This recipe is so similar to traditional naan bread that even the most diehard wheat-eaters will never guess it’s gluten-free! Soft and chewy, moist and flavorful, this bread is excellent as a wrap or as the traditional side to a spicy curry.
- 1 cup brown rice flour
- 1 cup sweet rice flour plus more for rolling
- 1 cup tapioca flour
- 1 tsp. salt
- 1 tsp. baking soda
- 1 tsp. xanthan gum
- 1 cup milk
- 2 Tbsp. honey
- 1/2 cup gluten-free sourdough starter
- 1 large egg
- Olive oil for drizzling over cooked breads
- In a medium bowl, whisk the flours, salt, baking soda, and xanthan gum. Make a well in the center of the dry ingredients for the milk, honey, gluten-free sourdough starter, and egg.
- Pour the wet ingredients into the well, whisk with a fork and then pull the dry ingredients into the wet. Once all of the dry ingredients have been hydrated, continue to mix the dough for at least two minutes. This can be done with the paddle attachment of a stand mixer or the dough can be kneaded with wet hands. Avoid adding additional flour while kneading.
- Brush the top of the dough with oil and cover tightly with plastic wrap or a tight-fitting lid.
- Allow to ferment for 6-18 hours, or until doubled. This dough can be prepared in the evening and allowed to ferment until the middle of the following day, if you prefer a longer fermentation period.

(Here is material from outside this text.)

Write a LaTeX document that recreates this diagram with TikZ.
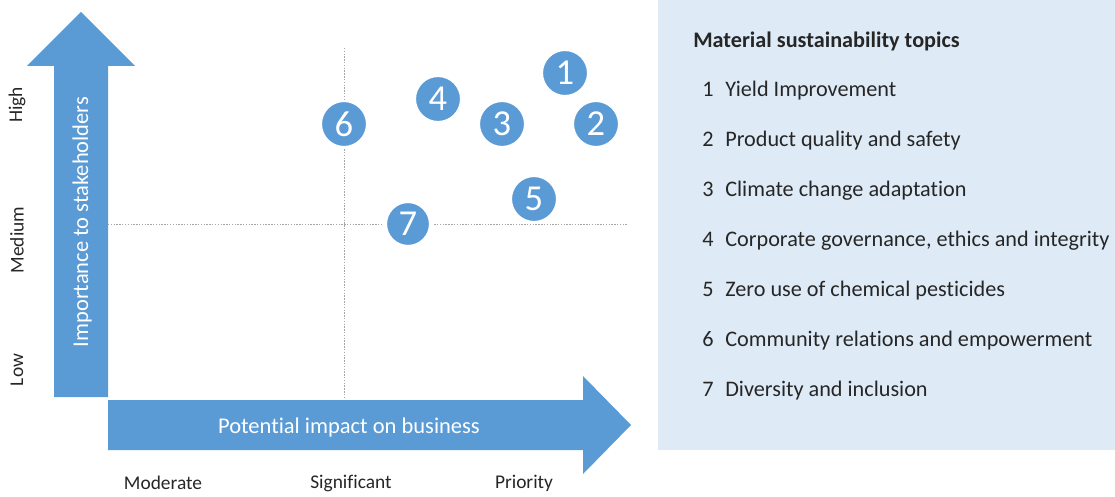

- Punch down the dough and divide it into eight equal pieces. The dough will be slightly sticky so flour your hands and a clean work surface with sweet rice flour.
- Preheat a griddle or heavy skillet over medium heat until very hot. Sprinkle sticky dough balls with additional flour, if needed, and roll them out to approximately 1/16 inch thickness. They can be rolled into a circle or the traditional oval shape of naan bread.
- Carefully transfer rolled naan to preheated griddle and cook for 2-4 minutes on the first side or until the top has bubbled up and the bottom and edges have started to brown. Flip and cook an additional 2-3 minutes. Remove to a clean cloth or paper towel. Drizzle cooked bread with olive oil and repeat with remaining naan dough.
- Serve warm with a curry, stew, or as a wrap for your favorite fillings.
Any leftovers should be sealed in an airtight container and warmed briefly on a hot griddle before reserving.